Many commentators are already hoping for more to come.

‘If the BoE continues to see a notable drop in inflation like we witnessed in August, then I believe it will be an incentive for them to start lowering the base rate in the run-up to Christmas,’ said David Hannah, Group Chairman of Cornerstone Tax.

‘There will still be a real worry for those coming to the end of a fixed rate term’

Marc von Grundherr of Benham and Reeves called it, ‘a small victory for the nation’s homebuyers who have seen the financial goal posts move constantly in recent months.’

Yet Mr von Grundherr also sounded a warning: ‘Despite rates remaining unchanged there will still be a real worry for those coming to the end of a fixed rate term, having previously locked in at a relatively affordable rate when they first purchased. When their mortgage term does expire, they are likely to find that the cost of their monthly repayments has risen considerably and this is really the last thing anyone wants to contend with, not only with the current cost of living, but with Christmas just around the corner.’

Others echoed that note of caution.

‘Yet another base rate increase may have been viewed as overkill,’ said Jason Ferrando, CEO of eastMoney, ‘but it’s fair to say that the job is far from done and so many will argue that a freeze perhaps wasn’t the right path to take today.

‘We’re yet to see prices actually fall and it’s simply the speed of increase that has reduced. So it would be a shame for the Bank of England to fall asleep at the wheel now, just as they were starting to make some progress.’

As for what happens next? Even the Bank of England themselves will probably sit back and see what happens, according to Nicholas Hyett of Wealth Club.

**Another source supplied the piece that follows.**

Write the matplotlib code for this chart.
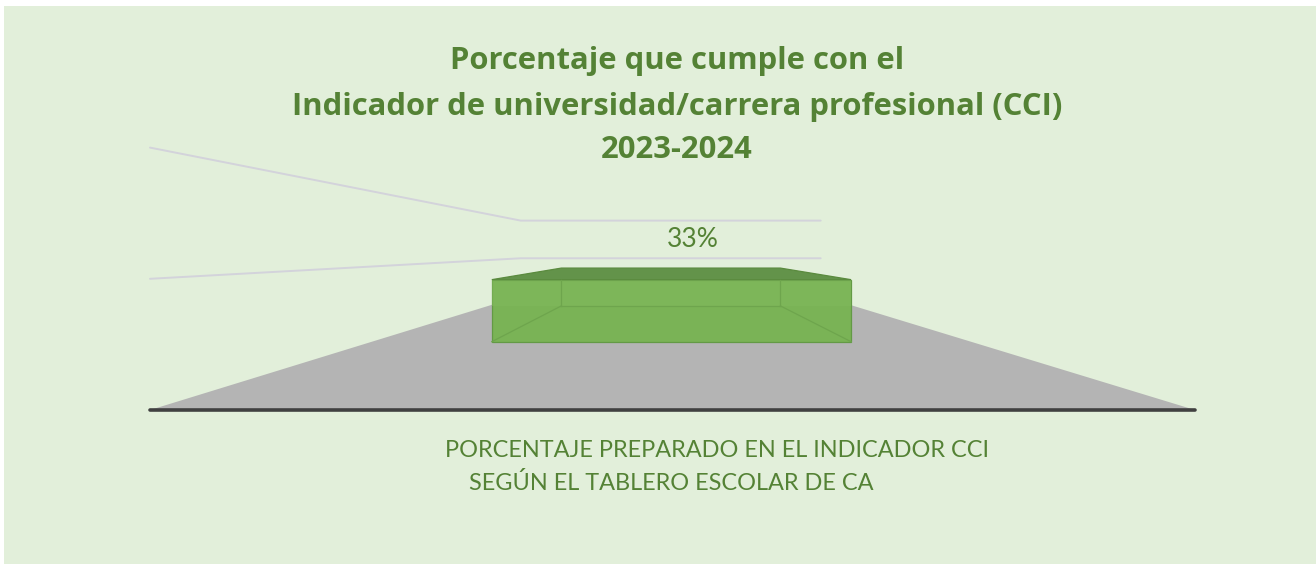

‘There’s a strong argument for the Bank taking a prolonged pause,’ he said. ‘Fixed rate mortgages and a higher proportion of mortgage free owner occupiers mean higher rates don’t feed through to the economy as quickly as they once did, and the full impact of past interest rate hikes hasn’t been felt yet. Expect the Bank to spend some time sitting back behind the ball and watching what unfolds.’